The atmosphere manages to reconcile understatement with larger-than-life furniture and trimmings, and the food is likewise excellent and generous without being precious.
The Old House prides itself on its steaks, which we sampled to our great pleasure, but its seafood also is excellent. The service is everything you’d expect in a top-rated hotel.
My guest the evening we dined was a frequent invitee whose only fault, as far as I’m concerned, is to habitually ask for calamari if it’s on the menu. I was especially pleased that the Old House version of this standard ($12) was more imaginatively presented than is usual.
The flash-fried calamari were, of course, perfectly prepared. But the crisp bits had been tossed with a barely dressed red-cabbage slaw and livened by thin slices of jalapeño, also flash fried. The dipping sauces also provided variation on the standard theme: green chile aioli and a nicely contrasting red chile-honey concoction.
The first-course menu includes a mini-charcuterie plate with an intriguing date chutney, along with the more exotic fare like duck empanadas or smoked oysters Rockefeller, as well as a couple of salads.
We moved directly to the main courses, however.
My guest ordered filet mignon ($34), seared with a dusting of red chile and served with béarnaise sauce. It was large, absolutely perfectly cooked and one of the tenderest steaks we’d experienced in a long time.

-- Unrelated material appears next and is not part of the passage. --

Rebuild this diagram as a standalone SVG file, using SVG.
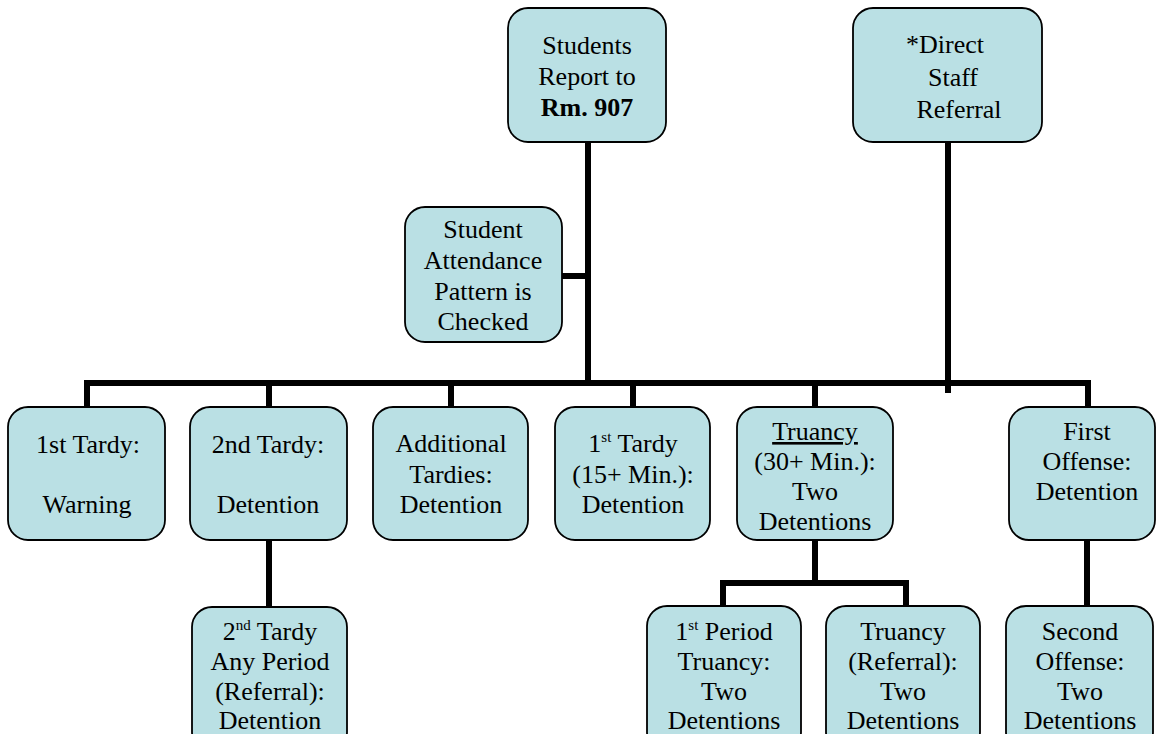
<svg xmlns="http://www.w3.org/2000/svg" width="1157" height="734" viewBox="0 0 1157 734">
<style>
.box{fill:#BAE0E4;stroke:#000;stroke-width:1.8}
.c{fill:none;stroke:#000;stroke-width:6;stroke-linecap:butt;stroke-linejoin:miter}
text{font-family:"Times New Roman","Liberation Serif",Tinos,"DejaVu Serif",serif;font-size:26px;fill:#000;text-anchor:middle}
.sup{font-size:15px}
</style>
<rect width="1157" height="734" fill="#fff"/>
<g id="connectors">
<path class="c" d="M588 142V383"/>
<path class="c" d="M562 276H588"/>
<path class="c" d="M948 142V393"/>
<path class="c" d="M84 383H1091"/>
<path class="c" d="M87 383V407M269 383V407M451 383V407M633 383V407M815 383V407M1088 380V407"/>
<path class="c" d="M269 540V607"/>
<path class="c" d="M815 540V583M723 583H906M723 580V606M906 580V606"/>
<path class="c" d="M1087 540V606"/>
</g>
<g id="n-report">
<rect class="box" x="508" y="8" width="158" height="134" rx="20"/>
<text x="587" y="54">Students</text>
<text x="587" y="85">Report to</text>
<text x="587" y="116" font-weight="bold">Rm. 907</text>
</g>
<g id="n-direct">
<rect class="box" x="853" y="8" width="189" height="134" rx="20"/>
<text x="945" y="53">*Direct</text>
<text x="953" y="86">Staff</text>
<text x="959" y="118">Referral</text>
</g>
<g id="n-attendance">
<rect class="box" x="405" y="207" width="157" height="135" rx="20"/>
<text x="483" y="238">Student</text>
<text x="483" y="269">Attendance</text>
<text x="483" y="300">Pattern is</text>
<text x="483" y="330">Checked</text>
</g>
<g id="n-tardy1">
<rect class="box" x="8" y="407" width="157" height="133" rx="20"/>
<text x="88" y="453">1st Tardy:</text>
<text x="87" y="513">Warning</text>
</g>
<g id="n-tardy2">
<rect class="box" x="190" y="407" width="157" height="133" rx="20"/>
<text x="268" y="453">2nd Tardy:</text>
<text x="268" y="513">Detention</text>
</g>
<g id="n-additional">
<rect class="box" x="373" y="407" width="155" height="133" rx="20"/>
<text x="451" y="452">Additional</text>
<text x="451" y="483">Tardies:</text>
<text x="451" y="513">Detention</text>
</g>
<g id="n-tardy15">
<rect class="box" x="555" y="407" width="155" height="133" rx="20"/>
<text x="633" y="452">1<tspan class="sup" dy="-10">st</tspan><tspan dy="10"> Tardy</tspan></text>
<text x="633" y="483">(15+ Min.):</text>
<text x="633" y="513">Detention</text>
</g>
<g id="n-truancy">
<rect class="box" x="737" y="407" width="156" height="133" rx="20"/>
<text x="815" y="440" text-decoration="underline">Truancy</text>
<text x="815" y="470">(30+ Min.):</text>
<text x="815" y="500">Two</text>
<text x="815" y="530">Detentions</text>
</g>
<g id="n-first-offense">
<rect class="box" x="1009" y="407" width="146" height="133" rx="20"/>
<text x="1087" y="440">First</text>
<text x="1087" y="470">Offense:</text>
<text x="1087" y="500">Detention</text>
</g>
<g id="n-tardy2-any">
<rect class="box" x="192" y="607" width="155" height="145" rx="20"/>
<text x="270" y="640">2<tspan class="sup" dy="-10">nd</tspan><tspan dy="10"> Tardy</tspan></text>
<text x="270" y="670">Any Period</text>
<text x="270" y="700">(Referral):</text>
<text x="270" y="729">Detention</text>
</g>
<g id="n-period1">
<rect class="box" x="647" y="606" width="154" height="146" rx="20"/>
<text x="724" y="640">1<tspan class="sup" dy="-10">st</tspan><tspan dy="10"> Period</tspan></text>
<text x="724" y="670">Truancy:</text>
<text x="724" y="700">Two</text>
<text x="724" y="729">Detentions</text>
</g>
<g id="n-truancy-referral">
<rect class="box" x="826" y="606" width="154" height="146" rx="20"/>
<text x="903" y="640">Truancy</text>
<text x="903" y="670">(Referral):</text>
<text x="903" y="700">Two</text>
<text x="903" y="729">Detentions</text>
</g>
<g id="n-second-offense">
<rect class="box" x="1006" y="606" width="147" height="146" rx="20"/>
<text x="1080" y="640">Second</text>
<text x="1080" y="670">Offense:</text>
<text x="1080" y="700">Two</text>
<text x="1080" y="729">Detentions</text>
</g>
</svg>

The chile added an interesting overtone; the béarnaise included steak juices, which is the way she likes it. The accompanying roasted fingerling potatoes and new carrots were superb.
My sea bass ($30 and a menu standard) was likewise excellent. Again, it was a large portion and cooked absolutely perfectly: just done. The accompanying sauce was an unusual tomato “vinaigrette” studded with slivers of fresh tomato and only just acidic enough to grace what is after all a very rich, but still bland, white fish. Oven-roasted cauliflower and a spray of grilled green onions rounded out the presentation.
Other standard entrees range from lamb, pork and fish to chicken, each sauced or otherwise garnished with Southwestern flourishes, such as Anasazi-bean succotash (the lamb), a chile relleno (the pork) or charred-corn calabacitas (the grilled salmon).
The dessert menu at the Old House is restrained, but equally well executed. We sampled the classics: crème brûlée ($8) and the bourbon bread pudding ($9). We were pleased with the unusual presentation of the crème in a flatter and larger plate than the standard ramekin for the simple reason that there was more surface area to accommodate that all-important burnt sugar crust. Genius!
The bread pudding was nicely flavored with bourbon and brown sugar. This humble dessert seems to be enjoying a new vogue – we’ve found it on menus all around town lately.
Somewhere long ago, I got the idea that it should be served with some kind of “sauce” – creme anglais, simple whipped cream, a Christmas-pudding hard sauce? Alas, that is almost never the case currently and I always end up slightly disappointed.
As we dined, several more parties trickled into the dining room (it was mid-week), and we appreciated the quiet and privacy the wide spacing of the Old House tables lent our dinner. The more intimate Agave bar adjacent attracted a reasonable pre-dinner crowd, drawn there no doubt by happy hour specials and a lighter (and less pricey) menu.